Aim:
Set down the material below word for word, excluding the pictures.

Dataset excerpt:
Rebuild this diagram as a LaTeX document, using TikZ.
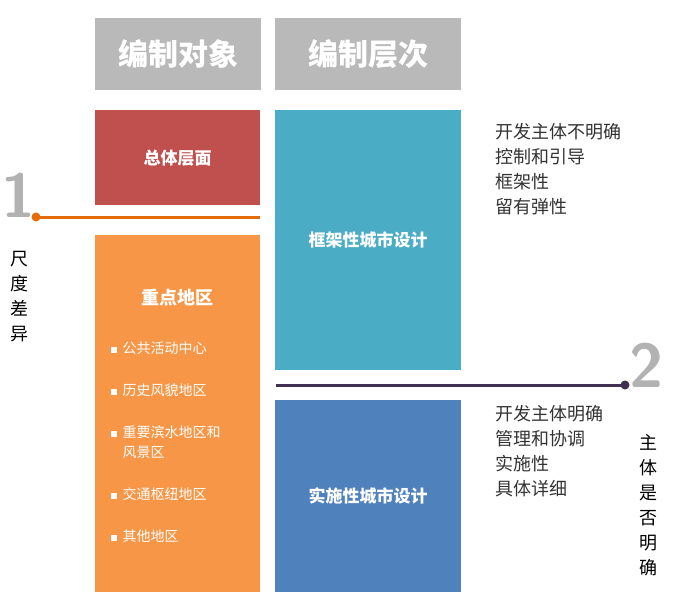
\documentclass[tikz,border=0pt]{standalone}
\usepackage{fontspec}
\newfontfamily\cjk{Noto Sans CJK SC}
\definecolor{cred}{RGB}{192,80,77}
\definecolor{corg}{RGB}{247,150,70}
\definecolor{cteal}{RGB}{75,172,198}
\definecolor{cblue}{RGB}{79,129,189}
\definecolor{lorg}{RGB}{228,108,10}
\definecolor{lpur}{RGB}{64,49,82}
\begin{document}
\begin{tikzpicture}[x=1pt,y=-1pt,
 box/.style={draw=none,minimum width=165pt,anchor=north west,inner sep=0pt,text=white,font=\cjk\bfseries\fontsize{17}{20}\selectfont},
 head/.style={fill=gray!55,minimum width=166pt,minimum height=72pt,anchor=north west,inner sep=0pt,text=white,font=\cjk\bfseries\fontsize{30}{34}\selectfont},
 lst/.style={anchor=north west,align=left,font=\cjk\fontsize{18}{25}\selectfont,text=black!80},
 num/.style={font=\sffamily\bfseries\fontsize{62}{62}\selectfont,text=gray!60},
 vert/.style={align=center,font=\cjk\fontsize{18}{25}\selectfont}]
\useasboundingbox (0,0) rectangle (674,602);
\node[head] (h1) at (95,18) {编制对象};
\node[head,minimum width=186pt] (h2) at (275,18) {编制层次};
\node[box,fill=cred,minimum height=95pt] (zt) at (95,110) {总体层面};
\node[box,fill=corg,minimum height=357pt] (zd) at (95,235) {};
\node[box,fill=cteal,minimum width=186pt,minimum height=260pt] (kj) at (275,110) {框架性城市设计};
\node[box,fill=cblue,minimum width=186pt,minimum height=192pt] (ss) at (275,400) {实施性城市设计};
\node[text=white,font=\cjk\bfseries\fontsize{18}{20}\selectfont] (zdt) at (177,298) {重点地区};
\begin{scope}[every node/.style={anchor=west,text=white,font=\cjk\fontsize{14}{20}\selectfont,align=left}]
\node (b1) at (107,348) {\rule{6pt}{6pt}\hspace{6pt}公共活动中心};
\node (b2) at (107,390) {\rule{6pt}{6pt}\hspace{6pt}历史风貌地区};
\node (b3) at (107,442) {\rule{6pt}{6pt}\hspace{6pt}重要滨水地区和\\\hspace{12pt}风景区};
\node (b4) at (107,494) {\rule{6pt}{6pt}\hspace{6pt}交通枢纽地区};
\node (b5) at (107,536) {\rule{6pt}{6pt}\hspace{6pt}其他地区};
\end{scope}
\coordinate (l1a) at (36,217); \coordinate (l1b) at (260,217);
\draw[line width=3pt,lorg] (l1a) -- (l1b);
\fill[lorg] (l1a) circle (4.5pt);
\node[num] (n1) at (19,195) {1};
\node[vert] (v1) at (19,297) {尺\\度\\差\\异};
\coordinate (l2a) at (276,385); \coordinate (l2b) at (625,385);
\draw[line width=3pt,lpur] (l2a) -- (l2b);
\fill[lpur] (l2b) circle (4.5pt);
\node[num] (n2) at (647,365) {2};
\node[vert] (v2) at (648,505) {主\\体\\是\\否\\明\\确};
\node[lst] (t1) at (492,120) {开发主体不明确\\控制和引导\\框架性\\留有弹性};
\node[lst] (t2) at (492,402) {开发主体明确\\管理和协调\\实施性\\具体详细};
\end{tikzpicture}
\end{document}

The result:
Rebuild this diagram as a LaTeX document, using TikZ.
\documentclass[tikz,border=0pt]{standalone}
\usepackage{fontspec}
\newfontfamily\cjk{Noto Sans CJK SC}
\definecolor{cred}{RGB}{192,80,77}
\definecolor{corg}{RGB}{247,150,70}
\definecolor{cteal}{RGB}{75,172,198}
\definecolor{cblue}{RGB}{79,129,189}
\definecolor{lorg}{RGB}{228,108,10}
\definecolor{lpur}{RGB}{64,49,82}
\begin{document}
\begin{tikzpicture}[x=1pt,y=-1pt,
 box/.style={draw=none,minimum width=165pt,anchor=north west,inner sep=0pt,text=white,font=\cjk\bfseries\fontsize{17}{20}\selectfont},
 head/.style={fill=gray!55,minimum width=166pt,minimum height=72pt,anchor=north west,inner sep=0pt,text=white,font=\cjk\bfseries\fontsize{30}{34}\selectfont},
 lst/.style={anchor=north west,align=left,font=\cjk\fontsize{18}{25}\selectfont,text=black!80},
 num/.style={font=\sffamily\bfseries\fontsize{62}{62}\selectfont,text=gray!60},
 vert/.style={align=center,font=\cjk\fontsize{18}{25}\selectfont}]
\useasboundingbox (0,0) rectangle (674,602);
\node[head] (h1) at (95,18) {编制对象};
\node[head,minimum width=186pt] (h2) at (275,18) {编制层次};
\node[box,fill=cred,minimum height=95pt] (zt) at (95,110) {总体层面};
\node[box,fill=corg,minimum height=357pt] (zd) at (95,235) {};
\node[box,fill=cteal,minimum width=186pt,minimum height=260pt] (kj) at (275,110) {框架性城市设计};
\node[box,fill=cblue,minimum width=186pt,minimum height=192pt] (ss) at (275,400) {实施性城市设计};
\node[text=white,font=\cjk\bfseries\fontsize{18}{20}\selectfont] (zdt) at (177,298) {重点地区};
\begin{scope}[every node/.style={anchor=west,text=white,font=\cjk\fontsize{14}{20}\selectfont,align=left}]
\node (b1) at (107,348) {\rule{6pt}{6pt}\hspace{6pt}公共活动中心};
\node (b2) at (107,390) {\rule{6pt}{6pt}\hspace{6pt}历史风貌地区};
\node (b3) at (107,442) {\rule{6pt}{6pt}\hspace{6pt}重要滨水地区和\\\hspace{12pt}风景区};
\node (b4) at (107,494) {\rule{6pt}{6pt}\hspace{6pt}交通枢纽地区};
\node (b5) at (107,536) {\rule{6pt}{6pt}\hspace{6pt}其他地区};
\end{scope}
\coordinate (l1a) at (36,217); \coordinate (l1b) at (260,217);
\draw[line width=3pt,lorg] (l1a) -- (l1b);
\fill[lorg] (l1a) circle (4.5pt);
\node[num] (n1) at (19,195) {1};
\node[vert] (v1) at (19,297) {尺\\度\\差\\异};
\coordinate (l2a) at (276,385); \coordinate (l2b) at (625,385);
\draw[line width=3pt,lpur] (l2a) -- (l2b);
\fill[lpur] (l2b) circle (4.5pt);
\node[num] (n2) at (647,365) {2};
\node[vert] (v2) at (648,505) {主\\体\\是\\否\\明\\确};
\node[lst] (t1) at (492,120) {开发主体不明确\\控制和引导\\框架性\\留有弹性};
\node[lst] (t2) at (492,402) {开发主体明确\\管理和协调\\实施性\\具体详细};
\end{tikzpicture}
\end{document}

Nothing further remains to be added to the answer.